On October 1st, the Congress of the United States of America, through political inaction and disagreement, might end up “shutting down the government.” What this means is that a number of non-essential services will not be provided until Congress agrees on a budget resolution for the next fiscal year. For Costa Rica, the U.S. government shutting down would cause a couple of issues.
Should the partial shutdown of the U.S. government take place, some of its effects may reach Costa Rica. The first one is that some tourists from the U.S. will have to wait to come to Costa Rica due to the unavailability of passport services. According to the U.S. Department of State, the processing time for passport issuance is actually longer than it is in Costa Rica. It currently takes between four and six weeks to get a passport in the U.S., although expedited two-week service is available for an extra $60.
According to a recent report by National Public Radio in the U.S.:
“Passports and visas will not be issued if a shutdown comes to fruition. […] some 200,000 passport applications did not get processed, according to the Congressional Research Service. Richard Moose, who was undersecretary of state for management during the Clinton administration’s shutdown, said the bar was extremely high for getting a passport processed while the government was closed. “It would have to have been somebody who had to travel for medical purposes or someone who could persuade us that they were going abroad on defense business or with one of the intelligence agencies.”
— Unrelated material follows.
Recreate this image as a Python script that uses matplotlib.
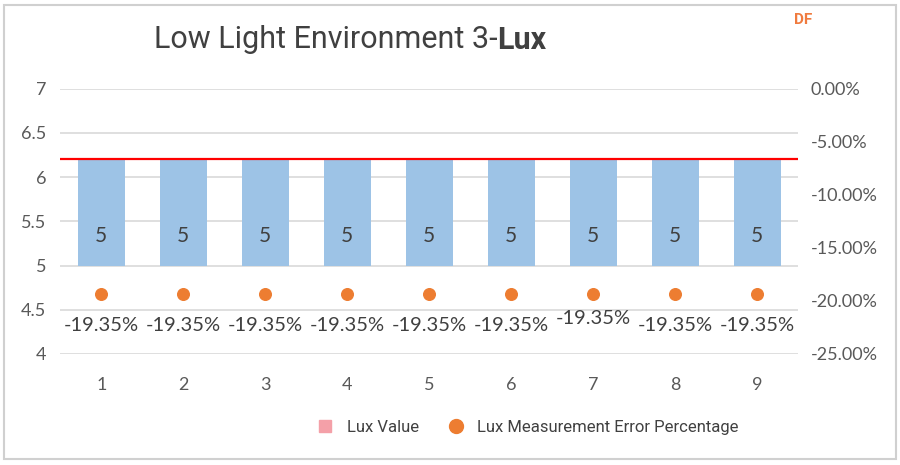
import matplotlib
matplotlib.use("Agg")
import matplotlib.pyplot as plt
from matplotlib.patches import Rectangle
from matplotlib.lines import Line2D

categories = ["1", "2", "3", "4", "5", "6", "7", "8", "9"]
lux_values = [5, 5, 5, 5, 5, 5, 5, 5, 5]
bar_base = 5
bar_top = 6.2
error_pct = [-19.35, -19.35, -19.35, -19.35, -19.35, -19.35, -19.35, -19.35, -19.35]
left_ticks = [4, 4.5, 5, 5.5, 6, 6.5, 7]
right_ticks = [0, -5, -10, -15, -20, -25]

# label offsets (points) under each dot
label_offsets = [-23, -23, -23, -23, -23, -23, -18, -23, -23]

GRAY_TEXT = "#595959"
GRID = "#D9D9D9"
BAR = "#9DC3E6"
ORANGE = "#ED7D31"

plt.rcParams["font.family"] = ["Lato", "DejaVu Sans"]

fig = plt.figure(figsize=(9, 4.65), dpi=100)
fig.patches.append(Rectangle((0.004, 0.012), 0.992, 0.978, transform=fig.transFigure,
                             fill=False, edgecolor="#D0D0D0", linewidth=1.5))

ax = fig.add_axes([0.067, 0.239, 0.82, 0.570])
x = list(range(len(categories)))

ax.bar(x, [bar_top - bar_base] * len(x), bottom=bar_base, width=0.57, color=BAR, zorder=2)
for xi, v in zip(x, lux_values):
    ax.text(xi, 5.33, str(v), ha="center", va="center", fontsize=15, color="#404040", zorder=3)
ax.axhline(bar_top, color="#FF0000", linewidth=1.6, zorder=4)

ax.set_xlim(-0.5, len(x) - 0.5)
ax.set_ylim(4, 7)
ax.set_yticks(left_ticks)
ax.set_yticklabels([f"{t:g}" for t in left_ticks])
ax.set_xticks(x)
ax.set_xticklabels(categories)
ax.grid(axis="y", color=GRID, linewidth=1.2, zorder=0)
ax.set_axisbelow(True)
for s in ax.spines.values():
    s.set_visible(False)
ax.tick_params(axis="both", length=0, labelsize=13, colors=GRAY_TEXT)
ax.tick_params(axis="x", pad=17)
ax.tick_params(axis="y", pad=10)

ax2 = ax.twinx()
ax2.set_ylim(-25, 0)
ax2.set_yticks(right_ticks)
ax2.set_yticklabels([f"{t:.2f}%" for t in right_ticks])
for s in ax2.spines.values():
    s.set_visible(False)
ax2.tick_params(axis="y", length=0, labelsize=13, colors=GRAY_TEXT, pad=9)
ax2.scatter(x, error_pct, s=70, color=ORANGE, zorder=5)
for xi, v, off in zip(x, error_pct, label_offsets):
    ax2.annotate(f"{v:.2f}%", (xi, v), xytext=(0, off), textcoords="offset points",
                 ha="center", va="center", fontsize=14.5, color="#404040")

# title: normal part + bold "Lux"
t1 = fig.text(0.171, 0.915, "Low Light Environment 3-", fontsize=22, color="#404040",
              family=["Roboto", "DejaVu Sans"], va="center", ha="left")
fig.canvas.draw()
ax.annotate("Lux", xy=(1, 0.5), xycoords=t1, va="center", ha="left", fontsize=22,
            fontweight="bold", color="#404040", family=["Roboto", "DejaVu Sans"],
            annotation_clip=False)

fig.text(0.892, 0.958, "DF", fontsize=11, fontweight="bold", color="#F07B3F",
         ha="center", va="center", family=["Roboto", "DejaVu Sans"])

handles = [
    Line2D([], [], marker="s", linestyle="none", markersize=9, color="#F4A0A8"),
    Line2D([], [], marker="o", linestyle="none", markersize=10, color=ORANGE),
]
fig.legend(handles, ["Lux Value", "Lux Measurement Error Percentage"], loc="center",
           bbox_to_anchor=(0.582, 0.08), ncol=2, frameon=False,
           handletextpad=0.3, columnspacing=1.2, labelcolor="#404040",
           prop={"family": ["Roboto", "DejaVu Sans"], "size": 12})

fig.savefig("out.png", dpi=100)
It can be assumed that U.S. citizens without a passport who dreamed of visiting Costa Rica would have to wait until things get back to normal. The same can be said for citizens of Costa Rica who wish to travel to the U.S. and do not have a visa. During the long 28 days of the last U.S. government shutdown in the administration of former President Bill Clinton, the Department of State and the U.S. Citizenship and Immigration Services (then known as Immigration and Naturalization Services) reported backlogs of unprocessed visas, up to 30,000 per day. A total of 200,000 passport applications were delayed by that shutdown.
The U.S. federal government shut down on more than a dozen times in the 20th century. Should a shutdown occur beginning October 1st of 2013, it would be the first time it happens in the 21st century. One of the main reasons for the looming shutdown this time around is centered on the Patient Protection and Affordable Care Act of 2010, which is the closest the U.S. has ever come to universal health care. The law, which is being implemented now, is not very popular among members of the Republican Party –also known as the Grand Ole Party (GOP).